From Our CEO
Events in Brooklyn
October 9th, 2020

I’ve spent most of this week on the phone with people in distress. With government officials. With leaders from the Brooklyn Haredi community. With executives of UJA partners whose agencies are located in areas affected by the newly reinstated restrictions. And with Jewish leaders representing the broad spectrum of our community.

The combination of pain, worry, anger, and frustration that I’ve heard expressed on every one of these calls mirrors our own. We’ve seen the news, we’ve heard the stories, and we are appalled by — and afraid for — members of the Jewish community who are not complying with all appropriate health and safety regulations. These individuals are putting themselves at risk, forcing schools and businesses to shut down, and even worse, they are endangering the lives of others. We must also denounce those who are burning masks in the middle of a pandemic and who assault a Haredi reporter who’s been calling out noncompliance within his own community.

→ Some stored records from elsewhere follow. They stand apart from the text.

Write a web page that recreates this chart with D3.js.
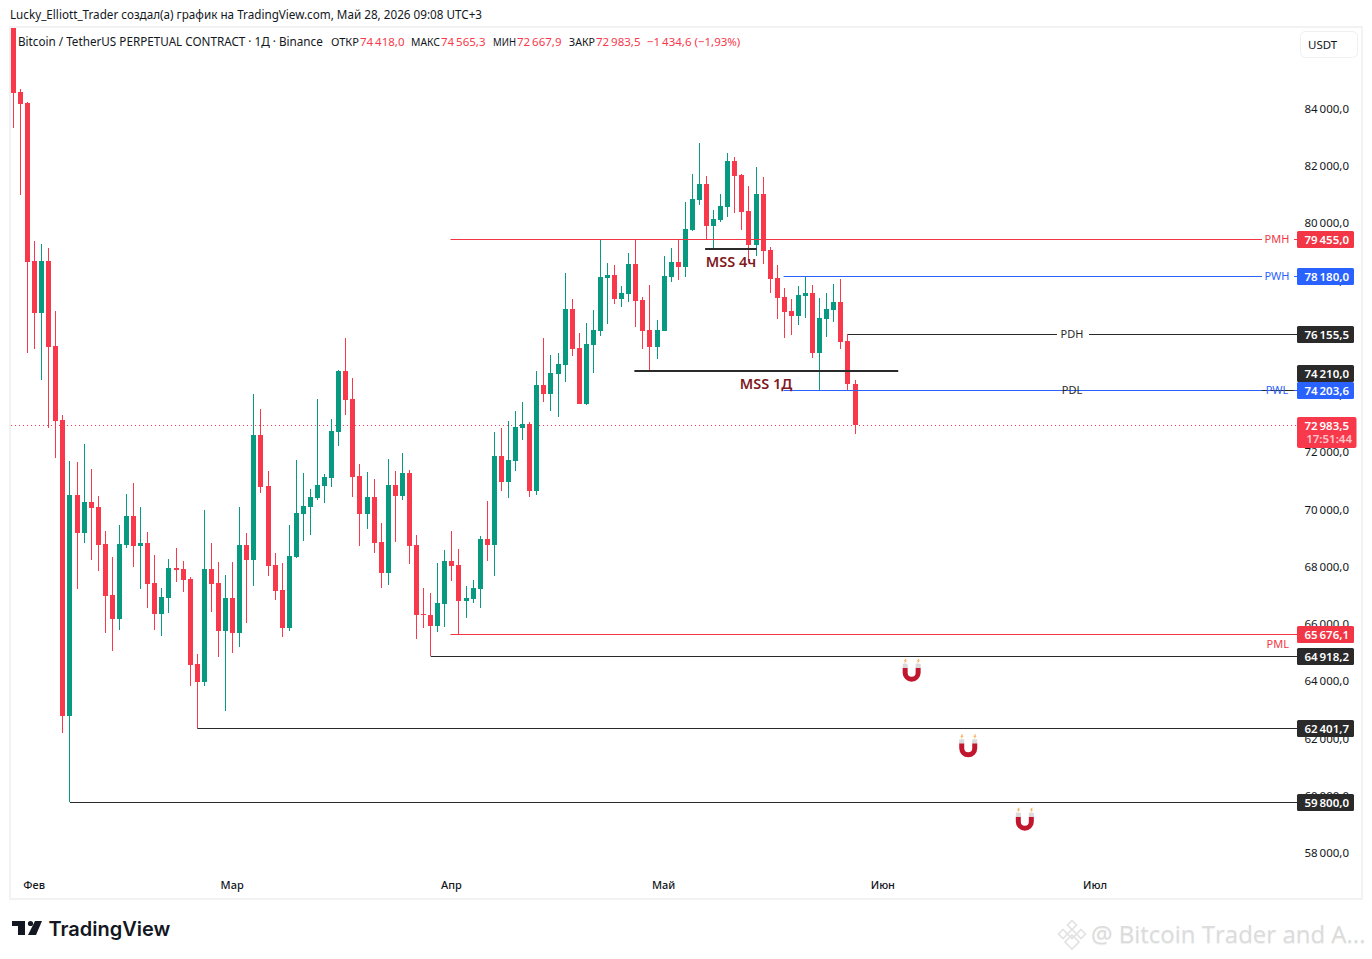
<!DOCTYPE html>
<html>
<head>
<meta charset="utf-8">
<script src="https://cdn.jsdelivr.net/npm/d3@7"></script>
<style>
    html, body { margin: 0; padding: 0; background: #fff; }
    svg { display: block; }
    text { font-family: "Noto Sans", sans-serif; fill: #131722; }
</style>
</head>
<body>
<div id="chart"></div>
<script>
// daily candles, first one is 3 days before Feb 1
var firstDay = -3;
var opens = [87000,84629,84240,78723,76906,78723,75752,73166,62822,70545,69217,70301,70126,68833,67051,66212,68798,69811,68763,68867,67470,66387,66946,67994,67959,67610,64639,64010,67959,67470,65793,66946,65723,68798,68274,72642,70860,68099,67225,65897,68379,69881,70126,70441,70860,71139,72747,74879,73900,71209,69881,70476,68902,67820,70895,70510,71314,68798,66387,66352,65967,66736,68239,68099,66841,66911,67260,69007,68798,71908,71000,71733,72887,73026,70685,74389,74075,74774,75088,77045,75682,73725,75787,76276,78129,78234,77395,77570,78618,77360,76311,75717,76276,78164,78688,78513,79806,80855,81414,79946,80156,80610,82218,81728,80470,79282,81064,79107,78129,77465,76976,76801,77500,77604,75508,76696,77010,77290,75927,74418];
var highs = [87300,84734,84280,79422,79317,79177,76976,73341,71733,71698,72327,71454,70510,69287,68379,69497,70580,70965,70126,69252,68448,67295,68309,68693,68239,67680,64989,70021,68867,68204,67749,68204,70126,69217,74075,73551,71384,68518,68169,69497,71768,71314,70755,73901,71279,73202,74914,76032,74634,71628,71349,71105,69567,71803,71384,72013,71419,69147,67295,67120,68169,68623,69287,68658,67365,67575,69112,70336,72747,72887,73131,73481,73795,73096,74879,76032,75438,75508,78303,77395,76207,76556,77010,79455,78653,78583,77849,79002,79455,77465,77884,76661,78897,79177,79457,80785,81763,82847,81693,80505,81065,82497,82357,81763,81344,82008,81658,79212,78583,77779,77395,77849,78180,77884,77430,77604,77919,78094,76155.5,74565.3];
var lows = [83371,81029,75508,75647,74564,72887,71838,62228,59800,67260,68867,68274,67889,65723,65094,65827,68693,68029,67260,66596,65827,65618,66421,67505,67155,63870,62401.7,63870,66456,64884,62996,65024,65234,66072,67365,70615,67715,66876,65583,65793,68344,68937,69147,70370,70266,70825,72258,73341,70476,68763,69357,68518,67295,67400,68902,70370,68134,65513,65897,64918.2,65757,65932,67540,65676.1,66247,66771,66596,68239,67715,70685,70441,71384,72467,70476,70545,73795,73481,73271,74494,75403,73725,73690,74809,76102,76521,77220,77115,77290,76416,75647,74879,75298,76276,77989,78059,78164,79771,80680,79492,79142,80086,80260,80400,79806,78723,78897,78618,77604,76696,76032,76137,76486,76731,75333,74214,76067,76591,75647,74210,72667.9];
var closes = [84594,84210,78688,76906,78723,75717,73131,62822,70545,69217,70301,70091,68798,67016,66212,68833,69811,68763,68867,67435,66387,66981,67994,67924,67575,64604,64010,67959,67435,65793,66946,65723,68798,68274,72642,70825,68064,67190,65897,68414,69916,70161,70476,70895,71174,72782,74879,73865,71174,69881,70476,68867,67820,70895,70510,71314,68763,66352,66352,65967,66771,68239,68064,66841,66946,67295,69007,68798,71908,71000,71768,72922,73026,70685,74389,74075,74809,75123,77045,75647,73725,75822,76311,78164,78234,77395,77604,78618,77325,76276,75717,76311,78199,78688,78513,79841,80890,81414,79946,80191,80645,82218,81693,80435,79282,81064,79072,78094,77430,76941,76801,77535,77604,75508,76731,77045,77290,75892,74418,72983.5];

var priceTicks = [58000,60000,62000,64000,66000,68000,70000,72000,74000,76000,78000,80000,82000,84000];
var monthDays = [0,28,59,89,120,150];
var monthNames = ["Фев","Мар","Апр","Май","Июн","Июл"];

// horizontal levels drawn on the chart
var levelNames = ["PMH","PWH","PDH","PDL","PWL","PML","","",""];
var levelPrices = [79455,78180,76155.5,74210,74203.6,65676.1,64918.2,62401.7,59800];
var levelStarts = [58.8,105.9,115,115,105.9,58.8,56,23,5];
var levelColors = ["#f23645","#2962ff","#2a2a2a","#2a2a2a","#2962ff","#f23645","#2a2a2a","#2a2a2a","#2a2a2a"];

var mssNames = ["MSS 4ч","MSS 1Д"];
var mssPrices = [79142,74879];
var mssStarts = [94.8,84.8];
var mssEnds = [102.1,122.1];

var magnetDays = [124,132,140];
var magnetPrices = [64335,61693,59128];

var legendNames = ["ОТКР","МАКС","МИН","ЗАКР"];
var legendValues = ["74\u202f418,0","74\u202f565,3","72\u202f667,9","72\u202f983,5"];
var legendChange = "−1\u202f434,6 (−1,93%)";

var width = 1372, height = 959;
var red = "#f7394b", green = "#089981";

var svg = d3.select("#chart").append("svg")
    .attr("width", width)
    .attr("height", height);

var x = d3.scaleLinear().domain([0, 150]).range([34.6, 1095.55]);
var y = d3.scaleLinear().domain([84000, 58000]).range([109.8, 854]);
var fmt = d3.formatLocale({decimal: ",", thousands: "\u202f", grouping: [3], currency: ["", ""]}).format(",.1f");

// snaps a value onto the pixel grid, so 1px lines stay sharp
function snap(v) { return Math.floor(v + 0.05) + 0.5; }

svg.append("text").attr("x", 10).attr("y", 19).attr("font-size", 11.7)
    .text("Lucky_Elliott_Trader создал(а) график на TradingView.com, Май 28, 2026 09:08 UTC+3");

// chart frame
svg.append("rect")
    .attr("x", 10).attr("y", 27)
    .attr("width", 1352).attr("height", 872)
    .attr("fill", "none").attr("stroke", "#f2f2f3").attr("stroke-width", 2);

svg.append("defs").append("clipPath").attr("id", "plot")
    .append("rect").attr("x", 11).attr("y", 28).attr("width", 1286).attr("height", 870);

var plot = svg.append("g").attr("clip-path", "url(#plot)");

// last price dotted line
var lastY = Math.round(y(closes[closes.length - 1])) + 0.5;
plot.append("line")
    .attr("x1", 11).attr("x2", 1297)
    .attr("y1", lastY).attr("y2", lastY)
    .attr("stroke", red).attr("stroke-dasharray", "1,3");

var candles = plot.selectAll(".candle").data(d3.range(opens.length)).enter().append("g")
    .attr("class", "candle")
    .attr("fill", function (i) { return closes[i] >= opens[i] ? green : red; });

candles.append("rect")
    .attr("x", function (i) { return Math.floor(x(i + firstDay)); })
    .attr("width", 1)
    .attr("y", function (i) { return Math.round(y(highs[i])); })
    .attr("height", function (i) { return Math.round(y(lows[i])) - Math.round(y(highs[i])); });

candles.append("rect")
    .attr("x", function (i) { return Math.floor(x(i + firstDay)) - 2; })
    .attr("width", 5)
    .attr("y", function (i) { return Math.round(y(Math.max(opens[i], closes[i]))); })
    .attr("height", function (i) {
        return Math.max(1, Math.round(y(Math.min(opens[i], closes[i]))) - Math.round(y(Math.max(opens[i], closes[i]))));
    });

// price axis
var yAxis = svg.append("g").attr("transform", "translate(1349,0)")
    .call(d3.axisLeft(y).tickValues(priceTicks).tickSize(0).tickPadding(0).tickFormat(fmt));
yAxis.select(".domain").remove();
yAxis.selectAll("text").attr("font-size", 11.5).attr("font-family", null).attr("y", -1);

// month axis
var xAxis = svg.append("g").attr("transform", "translate(-1,881)")
    .call(d3.axisBottom(x).tickValues(monthDays).tickSize(0).tickPadding(0)
        .tickFormat(function (d, i) { return monthNames[i]; }));
xAxis.select(".domain").remove();
xAxis.selectAll("text").attr("font-size", 11).attr("font-weight", 500);

// level lines, each one leaves a gap for its label
var labelX = {PMH: 1277, PWH: 1277, PWL: 1277, PDH: 1072, PDL: 1072};
levelPrices.forEach(function (p, i) {
    var name = levelNames[i], ly = snap(y(p)), start = x(levelStarts[i]);
    var lx = labelX[name];
    var segments = lx ? [[start, lx - 15], [lx + 17, 1297]] : [[start, 1297]];
    segments.forEach(function (s) {
        svg.append("line").attr("x1", s[0]).attr("x2", s[1]).attr("y1", ly).attr("y2", ly)
            .attr("stroke", levelColors[i]);
    });
});
levelPrices.forEach(function (p, i) {
    var name = levelNames[i], lx = labelX[name];
    if (name == "PML") {
        svg.append("text").attr("x", 1289).attr("y", y(p) + 14).attr("text-anchor", "end")
            .attr("font-size", 11).style("fill", levelColors[i]).text(name);
    } else if (lx) {
        svg.append("text").attr("x", lx).attr("y", y(p) + 3.5).attr("text-anchor", "middle")
            .attr("font-size", 11).style("fill", levelColors[i]).text(name);
    }
});

// market structure shift lines
mssPrices.forEach(function (p, i) {
    svg.append("line")
        .attr("x1", x(mssStarts[i])).attr("x2", x(mssEnds[i]))
        .attr("y1", Math.round(y(p))).attr("y2", Math.round(y(p)))
        .attr("stroke", "#2a2a2a").attr("stroke-width", 2);
    svg.append("text")
        .attr("x", (i == 0 ? 731 : 766)).attr("y", y(p) + 18.5)
        .attr("text-anchor", "middle").attr("font-size", 14.5).attr("font-weight", 600)
        .style("fill", "#801922").text(mssNames[i]);
});

// price tags on the scale, tags on the same spot get pushed up
var tagH = 17;
var tagTaken = [];
levelPrices.map(function (p, i) { return i; }).sort(function (a, b) { return levelPrices[a] - levelPrices[b]; })
    .forEach(function (i) {
        var cy = y(levelPrices[i]);
        tagTaken.forEach(function (t) { if (Math.abs(t - cy) < tagH - 1) cy = t - tagH; });
        tagTaken.push(cy);
        var tag = svg.append("g").attr("transform", "translate(1297," + (Math.floor(cy + 0.05) - 8) + ")");
        tag.append("rect").attr("width", 57).attr("height", tagH).attr("rx", 1.5).attr("fill", levelColors[i]);
        tag.append("text").attr("x", 52).attr("y", 12.5).attr("text-anchor", "end")
            .attr("font-size", 11.5).attr("font-weight", 600).style("fill", "#fff").text(fmt(levelPrices[i]));
    });

var last = svg.append("g").attr("transform", "translate(1297," + (Math.round(y(closes[closes.length - 1])) - 8) + ")");
last.append("rect").attr("width", 59.5).attr("height", 31).attr("rx", 2).attr("fill", red);
last.append("text").attr("x", 52).attr("y", 12.5).attr("text-anchor", "end")
    .attr("font-size", 11.5).attr("font-weight", 600).style("fill", "#fff").text(fmt(closes[closes.length - 1]));
last.append("text").attr("x", 55).attr("y", 26).attr("text-anchor", "end")
    .attr("font-size", 11.5).attr("font-weight", 600).style("fill", "#fff").attr("opacity", 0.7).text("17:51:44");

// USDT button
svg.append("rect").attr("x", 1300.5).attr("y", 31.5).attr("width", 57).attr("height", 26).attr("rx", 5)
    .attr("fill", "#fff").attr("stroke", "#f0f0f0");
svg.append("text").attr("x", 1308).attr("y", 49).attr("font-size", 11.5).text("USDT");

// legend
svg.append("text").attr("x", 18).attr("y", 46).attr("font-size", 11.7)
    .text("Bitcoin / TetherUS PERPETUAL CONTRACT · 1Д · Binance");
var legendNameX = [331, 411, 493, 569];
var legendNameW = [28, 29, 23, 26];
var legendValueX = [360, 441, 517, 596];
legendNames.forEach(function (n, i) {
    svg.append("text").attr("x", legendNameX[i]).attr("y", 46).attr("font-size", 11.5)
        .attr("textLength", legendNameW[i]).attr("lengthAdjust", "spacingAndGlyphs").text(n);
    svg.append("text").attr("x", legendValueX[i]).attr("y", 46).attr("font-size", 11.5).style("fill", red).text(legendValues[i]);
});
svg.append("text").attr("x", 647).attr("y", 46).attr("font-size", 11.5).style("fill", red).text(legendChange);

// magnets
magnetDays.forEach(function (d, i) {
    var m = svg.append("g").attr("transform", "translate(" + x(d) + "," + y(magnetPrices[i]) + ")");
    m.append("path").attr("d", "M-6.5,-5L-6.5,0A6.5,6.5 0 0 0 6.5,0L6.5,-5")
        .attr("fill", "none").attr("stroke", "#c0172f").attr("stroke-width", 5);
    [-9, 4].forEach(function (tx) {
        m.append("rect").attr("x", tx).attr("y", -9).attr("width", 5).attr("height", 4).attr("fill", "#d9d9d9");
        m.append("path").attr("d", "M" + (tx + 3) + ",-14l-2,2.5h1.6l-1.2,2.5l3,-3h-1.6l1.2,-2z").attr("fill", "#f9a94b");
    });
});

// TradingView logo
var logo = svg.append("g").attr("fill", "#131722");
logo.append("path").attr("d", "M12,921H25V935H18V926H12Z");
logo.append("circle").attr("cx", 30.5).attr("cy", 923.5).attr("r", 2.6);
logo.append("path").attr("d", "M35,921H42L36,935H28Z");
svg.append("text").attr("x", 48.5).attr("y", 936).attr("font-size", 20).attr("font-weight", 600)
    .style("font-family", "Inter").text("TradingView");

// watermark
var wm = svg.append("g").attr("fill", "none").attr("stroke", "#e2e2e2").attr("stroke-width", 1.6);
[[0, -9], [-9, 0], [9, 0], [0, 0], [0, 8]].forEach(function (c) {
    var s = c[1] == 8 ? 7 : 4.5;
    wm.append("path").attr("transform", "translate(" + (1072 + c[0]) + "," + (934 + c[1]) + ")")
        .attr("d", "M0," + (-s) + "L" + s + ",0L0," + s + "L" + (-s) + ",0Z");
});
svg.append("text").attr("x", 1091).attr("y", 943).attr("font-size", 24)
    .style("fill", "#dcdcdc").style("font-family", "Open Sans")
    .style("text-shadow", "0 1px 1px #eee")
    .text("@ Bitcoin Trader and A...");
</script>
</body>
</html>
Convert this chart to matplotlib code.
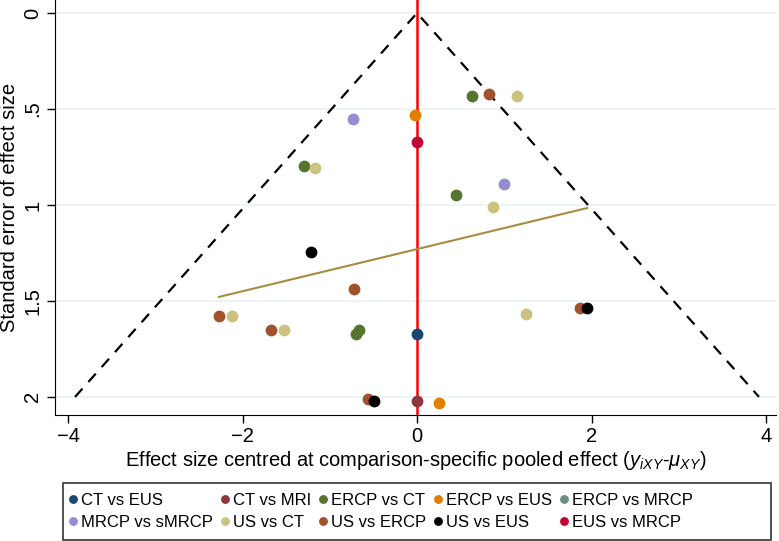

No one wants to go back to where we were this spring, with the endless sirens and staggering death tolls. We must wear masks and maintain social distancing for ourselves and for the sake of all New Yorkers.

But we must also correctly represent what’s happening.

The Haredi community is not monolithic. It comprises many different sects and factions, each following its own leaders. And while some leaders have encouraged their followers to flout the rules, many other segments of the Haredi community have urged strict compliance with all safety protocols and are mortified by those in the community who do not.

A number of umbrella organizations within the Haredi community — including the largest, Agudath Israel of America — have been urging the Haredi community since March to fully comply with health guidelines. As recently as yesterday, Agudath Israel issued a statement to the Haredi community acknowledging the “indisputable rise of sickness again in our populations,” and imploring leaders “to do everything in their power to ensure compliance with good health practices, including social distancing, masking, and abstention from large gatherings.” Other Haredi community organizations, like the Boro Park JCC, a UJA partner, have been distributing hundreds of thousands of masks across the community. There’s an Orthodox organization putting up signs on lampposts around Brooklyn that say “Pikuach Nefesh,” saving a life supersedes everything else.

Those members of the Haredi community who are following regulations are upset at their neighbors; worry about their own health; and feel singled out by the press, government, and by other members of the Jewish community. We cannot blame the entire Haredi community for the dangerous actions of some, no more than we can blame the entire Upper West or East Side because of those who are gathering in large groups at outdoor bars, without masks and ignoring social distancing.

What we also know is that what’s happening is fueling the flames of anti-Semitism against all Jews. Collective blame is an ugly path that we’ve been on before. We must call it out when we see it, and we must not engage in it ourselves.

I heard a disturbing story from the executive of a local Brooklyn JCC. One Jewish member of the JCC saw a Haredi woman in a mask walking into the JCC building, and asked the executive why “this kind of person” was permitted to enter the building. We must take pains to resist broad demonization.

This pandemic has ceaselessly challenged us to show our better selves. We cannot waver now.